**WHAT TO WORK ON**
Identify all lines in the data containing the string "React". Copy them out.

**PROVIDED DATA**
__________________________________________________

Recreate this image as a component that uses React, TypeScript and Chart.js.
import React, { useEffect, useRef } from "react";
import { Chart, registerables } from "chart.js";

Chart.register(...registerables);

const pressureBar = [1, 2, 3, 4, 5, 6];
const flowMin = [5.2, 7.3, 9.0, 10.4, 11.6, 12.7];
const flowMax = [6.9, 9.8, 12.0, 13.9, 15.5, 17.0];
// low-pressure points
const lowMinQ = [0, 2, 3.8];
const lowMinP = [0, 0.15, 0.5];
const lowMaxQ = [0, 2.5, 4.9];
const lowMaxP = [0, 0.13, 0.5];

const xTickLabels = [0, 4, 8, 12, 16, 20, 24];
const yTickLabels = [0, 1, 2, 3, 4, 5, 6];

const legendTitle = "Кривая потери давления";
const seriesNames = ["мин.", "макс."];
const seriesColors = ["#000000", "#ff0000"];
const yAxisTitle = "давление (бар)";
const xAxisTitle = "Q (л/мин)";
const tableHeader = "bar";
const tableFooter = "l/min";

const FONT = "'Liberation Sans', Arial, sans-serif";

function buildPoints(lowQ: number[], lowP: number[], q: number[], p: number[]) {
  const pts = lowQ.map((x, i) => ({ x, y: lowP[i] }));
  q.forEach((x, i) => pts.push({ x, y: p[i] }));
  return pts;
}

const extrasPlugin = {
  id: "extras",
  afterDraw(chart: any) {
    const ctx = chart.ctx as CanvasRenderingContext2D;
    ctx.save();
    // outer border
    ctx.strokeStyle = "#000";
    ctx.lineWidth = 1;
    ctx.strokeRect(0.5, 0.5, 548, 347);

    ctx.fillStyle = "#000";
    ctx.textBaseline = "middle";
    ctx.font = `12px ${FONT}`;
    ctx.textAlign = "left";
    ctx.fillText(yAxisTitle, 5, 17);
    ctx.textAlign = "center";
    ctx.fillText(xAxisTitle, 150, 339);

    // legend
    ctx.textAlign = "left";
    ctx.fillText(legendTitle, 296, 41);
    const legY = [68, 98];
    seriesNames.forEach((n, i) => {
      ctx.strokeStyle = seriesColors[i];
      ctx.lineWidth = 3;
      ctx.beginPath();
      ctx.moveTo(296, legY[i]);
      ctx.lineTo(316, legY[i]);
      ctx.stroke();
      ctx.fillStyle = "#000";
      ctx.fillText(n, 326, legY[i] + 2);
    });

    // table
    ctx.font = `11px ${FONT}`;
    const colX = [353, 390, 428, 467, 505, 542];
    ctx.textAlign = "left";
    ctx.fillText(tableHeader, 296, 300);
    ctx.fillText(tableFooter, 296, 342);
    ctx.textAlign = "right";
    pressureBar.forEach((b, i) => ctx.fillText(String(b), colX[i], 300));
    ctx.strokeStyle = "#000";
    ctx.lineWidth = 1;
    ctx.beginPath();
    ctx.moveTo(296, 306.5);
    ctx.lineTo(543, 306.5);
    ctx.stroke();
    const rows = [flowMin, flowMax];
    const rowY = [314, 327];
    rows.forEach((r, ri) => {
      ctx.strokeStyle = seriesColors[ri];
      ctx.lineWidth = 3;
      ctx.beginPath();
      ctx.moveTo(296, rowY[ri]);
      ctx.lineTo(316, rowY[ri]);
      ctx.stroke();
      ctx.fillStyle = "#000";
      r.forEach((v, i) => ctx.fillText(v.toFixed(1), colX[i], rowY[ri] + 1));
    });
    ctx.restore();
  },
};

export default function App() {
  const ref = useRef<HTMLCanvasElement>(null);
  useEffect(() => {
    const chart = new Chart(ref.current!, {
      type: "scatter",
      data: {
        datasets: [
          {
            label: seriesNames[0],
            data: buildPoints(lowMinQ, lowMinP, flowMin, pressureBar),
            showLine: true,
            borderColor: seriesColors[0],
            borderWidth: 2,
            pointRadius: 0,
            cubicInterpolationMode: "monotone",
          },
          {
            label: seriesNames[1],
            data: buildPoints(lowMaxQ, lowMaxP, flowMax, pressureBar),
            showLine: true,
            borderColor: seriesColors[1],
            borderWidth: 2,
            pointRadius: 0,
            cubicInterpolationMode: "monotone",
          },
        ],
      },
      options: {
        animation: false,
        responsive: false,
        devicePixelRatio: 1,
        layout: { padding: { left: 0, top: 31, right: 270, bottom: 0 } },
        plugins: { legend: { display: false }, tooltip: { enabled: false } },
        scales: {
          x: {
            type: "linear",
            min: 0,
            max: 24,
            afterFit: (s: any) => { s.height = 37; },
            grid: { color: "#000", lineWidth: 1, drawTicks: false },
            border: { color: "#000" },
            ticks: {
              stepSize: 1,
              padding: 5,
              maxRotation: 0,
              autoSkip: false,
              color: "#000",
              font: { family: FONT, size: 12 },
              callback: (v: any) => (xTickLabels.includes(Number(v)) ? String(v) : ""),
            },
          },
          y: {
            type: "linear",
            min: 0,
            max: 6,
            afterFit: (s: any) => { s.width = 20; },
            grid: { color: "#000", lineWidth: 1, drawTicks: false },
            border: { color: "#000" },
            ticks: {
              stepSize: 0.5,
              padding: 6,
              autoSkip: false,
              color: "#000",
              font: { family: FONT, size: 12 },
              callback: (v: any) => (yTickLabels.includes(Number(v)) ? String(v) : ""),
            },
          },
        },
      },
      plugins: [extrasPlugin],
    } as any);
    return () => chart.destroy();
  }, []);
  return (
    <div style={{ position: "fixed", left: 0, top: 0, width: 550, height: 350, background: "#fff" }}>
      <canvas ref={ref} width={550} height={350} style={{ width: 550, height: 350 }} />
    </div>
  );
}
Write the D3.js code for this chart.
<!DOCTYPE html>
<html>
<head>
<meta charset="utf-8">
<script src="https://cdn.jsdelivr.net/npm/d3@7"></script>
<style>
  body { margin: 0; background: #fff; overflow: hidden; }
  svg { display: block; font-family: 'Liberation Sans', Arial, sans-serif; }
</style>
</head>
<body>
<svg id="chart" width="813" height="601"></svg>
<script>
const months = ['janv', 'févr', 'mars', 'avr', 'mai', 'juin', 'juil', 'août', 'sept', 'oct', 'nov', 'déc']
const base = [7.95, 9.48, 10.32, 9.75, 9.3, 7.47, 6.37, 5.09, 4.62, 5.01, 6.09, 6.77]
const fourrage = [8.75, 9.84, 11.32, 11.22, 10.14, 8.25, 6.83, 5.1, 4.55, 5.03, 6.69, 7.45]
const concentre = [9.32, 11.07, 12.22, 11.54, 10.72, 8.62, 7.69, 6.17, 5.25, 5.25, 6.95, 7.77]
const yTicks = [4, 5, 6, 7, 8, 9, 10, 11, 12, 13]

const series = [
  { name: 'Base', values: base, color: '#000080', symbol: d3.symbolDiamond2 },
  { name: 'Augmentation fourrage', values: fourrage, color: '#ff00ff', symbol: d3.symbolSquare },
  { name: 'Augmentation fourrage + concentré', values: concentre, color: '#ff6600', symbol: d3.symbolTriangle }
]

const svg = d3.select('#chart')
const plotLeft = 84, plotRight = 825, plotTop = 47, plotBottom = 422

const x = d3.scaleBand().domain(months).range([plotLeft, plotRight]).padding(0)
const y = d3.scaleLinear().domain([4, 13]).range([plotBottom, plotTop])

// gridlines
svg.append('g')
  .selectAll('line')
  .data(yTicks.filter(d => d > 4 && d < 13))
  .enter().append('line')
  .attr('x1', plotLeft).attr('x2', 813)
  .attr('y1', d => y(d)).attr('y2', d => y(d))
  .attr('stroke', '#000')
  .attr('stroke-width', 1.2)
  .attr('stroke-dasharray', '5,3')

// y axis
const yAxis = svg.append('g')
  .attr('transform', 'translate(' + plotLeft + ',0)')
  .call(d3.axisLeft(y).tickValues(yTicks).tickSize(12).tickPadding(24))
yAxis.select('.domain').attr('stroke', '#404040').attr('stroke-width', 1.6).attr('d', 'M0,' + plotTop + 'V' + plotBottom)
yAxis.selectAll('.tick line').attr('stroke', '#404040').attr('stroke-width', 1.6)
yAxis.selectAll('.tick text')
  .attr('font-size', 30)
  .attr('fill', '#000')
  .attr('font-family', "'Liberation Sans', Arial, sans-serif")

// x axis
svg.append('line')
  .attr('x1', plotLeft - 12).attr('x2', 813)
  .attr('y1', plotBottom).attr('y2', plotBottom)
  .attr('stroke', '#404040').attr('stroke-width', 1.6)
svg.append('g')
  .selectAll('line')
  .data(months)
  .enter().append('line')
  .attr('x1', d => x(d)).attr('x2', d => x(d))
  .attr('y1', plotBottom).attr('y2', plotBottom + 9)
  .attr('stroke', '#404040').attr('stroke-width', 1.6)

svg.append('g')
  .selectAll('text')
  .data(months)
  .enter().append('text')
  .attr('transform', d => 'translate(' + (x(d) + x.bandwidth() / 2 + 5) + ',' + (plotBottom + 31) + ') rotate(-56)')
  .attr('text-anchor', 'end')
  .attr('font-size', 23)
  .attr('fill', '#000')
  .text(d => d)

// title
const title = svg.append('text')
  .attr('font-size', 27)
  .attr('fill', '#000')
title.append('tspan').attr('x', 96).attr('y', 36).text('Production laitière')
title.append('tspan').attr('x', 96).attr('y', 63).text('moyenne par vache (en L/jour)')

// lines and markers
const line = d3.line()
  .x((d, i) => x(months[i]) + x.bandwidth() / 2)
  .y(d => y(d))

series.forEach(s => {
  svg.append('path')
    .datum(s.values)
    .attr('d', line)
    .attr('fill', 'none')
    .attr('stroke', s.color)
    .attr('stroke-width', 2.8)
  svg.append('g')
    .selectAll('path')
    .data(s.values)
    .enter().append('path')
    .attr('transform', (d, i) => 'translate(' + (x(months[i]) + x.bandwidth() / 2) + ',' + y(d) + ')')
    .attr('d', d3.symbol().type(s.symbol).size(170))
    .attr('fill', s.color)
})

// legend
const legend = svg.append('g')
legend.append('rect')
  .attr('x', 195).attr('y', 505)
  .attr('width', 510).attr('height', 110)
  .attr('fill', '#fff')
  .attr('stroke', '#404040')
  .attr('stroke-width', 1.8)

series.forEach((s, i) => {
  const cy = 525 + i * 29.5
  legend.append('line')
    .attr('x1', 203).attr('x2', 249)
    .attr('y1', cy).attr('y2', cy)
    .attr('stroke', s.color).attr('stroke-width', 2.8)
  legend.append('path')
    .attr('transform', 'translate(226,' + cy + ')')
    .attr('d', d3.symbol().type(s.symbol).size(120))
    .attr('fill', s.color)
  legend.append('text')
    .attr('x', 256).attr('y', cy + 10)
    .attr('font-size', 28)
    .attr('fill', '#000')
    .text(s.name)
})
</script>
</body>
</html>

__________________________________________________

**CORRECT ANSWER**
Recreate this image as a component that uses React, TypeScript and Chart.js.
import React, { useEffect, useRef } from "react";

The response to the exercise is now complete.